Throughout time, music has transported musicians and listeners, allowing people to enter states of mind that their environments might otherwise prohibit. It’s a universal language that bridges cultures and brings people together. And it's the cohesive force behind Global Citizen's biggest initiatives, especially the annual Global Citizen Festival.
This ability to connect the world is at the heart of the soon-to-be released (May 20th) Song of Lahore album that accompanies the Song of Lahore documentary, directed by Oscar-winning director Sharmeen Obaid-Chinoy and Andy Schocken. The album features artists such as Wynton Marsalis, Meryl Streep and Madeleine Peyroux to Susan Tedeschi & Derek Trucks, My Morning Jacket’s Jim James and Wilco’s Nels Cline, among many others across Jazz, Rock, R&B and Americana.
At both the heart of the film and the album is the Sachal Ensemble, a group of Pakistani musicians, in which Baqir Abbas masterfully plays the flute.
The Sachal Ensemble has always used music as a source of hope and unity. The group’s members grew up in Lahore, a city with a rich artistic history.
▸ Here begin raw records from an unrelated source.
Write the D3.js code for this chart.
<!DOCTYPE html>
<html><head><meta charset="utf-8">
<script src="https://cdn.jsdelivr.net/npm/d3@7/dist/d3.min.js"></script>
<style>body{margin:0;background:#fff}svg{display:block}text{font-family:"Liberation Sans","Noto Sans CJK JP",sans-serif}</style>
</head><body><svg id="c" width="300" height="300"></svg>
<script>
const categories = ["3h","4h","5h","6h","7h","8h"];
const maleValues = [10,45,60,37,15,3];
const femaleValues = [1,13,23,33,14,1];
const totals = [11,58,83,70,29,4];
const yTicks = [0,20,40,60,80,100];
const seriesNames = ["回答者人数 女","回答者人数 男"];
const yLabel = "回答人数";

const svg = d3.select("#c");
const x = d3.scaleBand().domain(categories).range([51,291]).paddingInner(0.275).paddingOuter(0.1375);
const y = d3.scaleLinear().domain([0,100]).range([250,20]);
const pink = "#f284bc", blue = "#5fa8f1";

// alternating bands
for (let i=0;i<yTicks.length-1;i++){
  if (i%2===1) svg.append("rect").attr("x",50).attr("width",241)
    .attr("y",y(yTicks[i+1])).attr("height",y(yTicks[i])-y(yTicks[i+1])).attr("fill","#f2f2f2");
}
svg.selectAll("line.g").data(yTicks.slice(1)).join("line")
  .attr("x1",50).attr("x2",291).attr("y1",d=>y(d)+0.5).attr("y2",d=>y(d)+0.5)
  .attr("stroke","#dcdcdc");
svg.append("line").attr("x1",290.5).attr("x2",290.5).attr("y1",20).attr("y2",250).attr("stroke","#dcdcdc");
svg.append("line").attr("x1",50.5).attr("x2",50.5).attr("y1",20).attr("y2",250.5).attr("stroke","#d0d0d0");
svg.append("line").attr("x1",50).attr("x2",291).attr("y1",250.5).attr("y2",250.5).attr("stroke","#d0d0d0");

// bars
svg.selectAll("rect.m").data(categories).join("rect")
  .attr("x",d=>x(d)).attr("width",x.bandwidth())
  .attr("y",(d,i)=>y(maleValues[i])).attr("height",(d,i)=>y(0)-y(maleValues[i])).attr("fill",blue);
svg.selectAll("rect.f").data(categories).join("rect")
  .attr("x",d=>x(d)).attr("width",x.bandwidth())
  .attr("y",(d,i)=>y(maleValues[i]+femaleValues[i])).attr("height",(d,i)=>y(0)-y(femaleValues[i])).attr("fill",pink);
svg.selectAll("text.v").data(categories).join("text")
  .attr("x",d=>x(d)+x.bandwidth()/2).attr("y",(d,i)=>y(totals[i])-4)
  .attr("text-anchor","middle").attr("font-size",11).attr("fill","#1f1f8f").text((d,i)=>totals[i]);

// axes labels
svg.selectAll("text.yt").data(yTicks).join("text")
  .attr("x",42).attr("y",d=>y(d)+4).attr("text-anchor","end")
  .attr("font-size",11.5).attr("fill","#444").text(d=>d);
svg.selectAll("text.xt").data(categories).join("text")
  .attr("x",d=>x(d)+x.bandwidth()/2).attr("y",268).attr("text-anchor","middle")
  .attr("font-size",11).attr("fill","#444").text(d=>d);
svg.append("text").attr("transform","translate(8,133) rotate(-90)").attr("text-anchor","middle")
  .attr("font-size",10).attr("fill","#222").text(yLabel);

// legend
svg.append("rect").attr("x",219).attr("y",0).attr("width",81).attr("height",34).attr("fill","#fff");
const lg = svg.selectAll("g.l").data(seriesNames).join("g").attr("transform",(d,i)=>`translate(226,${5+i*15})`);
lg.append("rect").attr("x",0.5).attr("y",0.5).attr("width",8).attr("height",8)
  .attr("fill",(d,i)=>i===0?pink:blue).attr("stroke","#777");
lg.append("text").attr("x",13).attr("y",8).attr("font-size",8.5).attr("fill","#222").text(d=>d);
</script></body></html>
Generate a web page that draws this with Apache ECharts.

During their youth they thrived in the vibrant creative scene, but in the late 1970s, strict enforcement of Islamic law all but banned music that wasn’t tied to religion.
Musicians struggled to practice their craft in the repressed environment that followed and Lahore began to lose its connection to the global music scene.
Decades later, in the early 2000s, the Sachal Ensemble found one another. They had all secretly cultivated their skills in the intervening years and were ready to revive Lahore’s status as a place of great creativity.
To attract a global audience, the group began blending classical and folk music with jazz. Before long, the group’s interpretation of the song “Take Five” by the Dave Brubeck Quartet became a hit on Youtube.
Brubeck called the piece, "the most interesting and different recording of ‘Take Five’ that I’ve ever heard.”
The group was soon invited to perform at the Lincoln Center with Wynton Marsalis and his Jazz.
In the documentary this moment is a sort of apotheosis, a point of redemption after many years of making music that went unheralded.
It also acts as a starting point for the ambitious album to come.
Billed as “East-meets-West,” the album reimagines iconic songs from legends like Duke Ellington, Bob Marley, Nina Simone, George Harrison, Michael Jackson, Allen Toussaint, Bob Dylan, Stevie Wonder and Elvis Costello.
A stand-out track is a recreation of the famous Stevie Wonder song, “Love’s in Need of Love Today,” sung by Jim James of My Morning Jacket.
Throughout the album, the Sachal Ensemble collaborates with US-based session musicians, and the broad range of artists featured on the album is a powerful testament to music’s ability to unite humanity.
Ultimately, the album is the work of global citizens, people who recognize that all humans have far more in common than not.
The album arrives at an important time. Global Citizen is currently campaigning to reduce gender inequality around the world by fighting against repressive laws.
The Song of Lahore story is a reminder that people from all over the world can embrace one another and achieve amazing things together.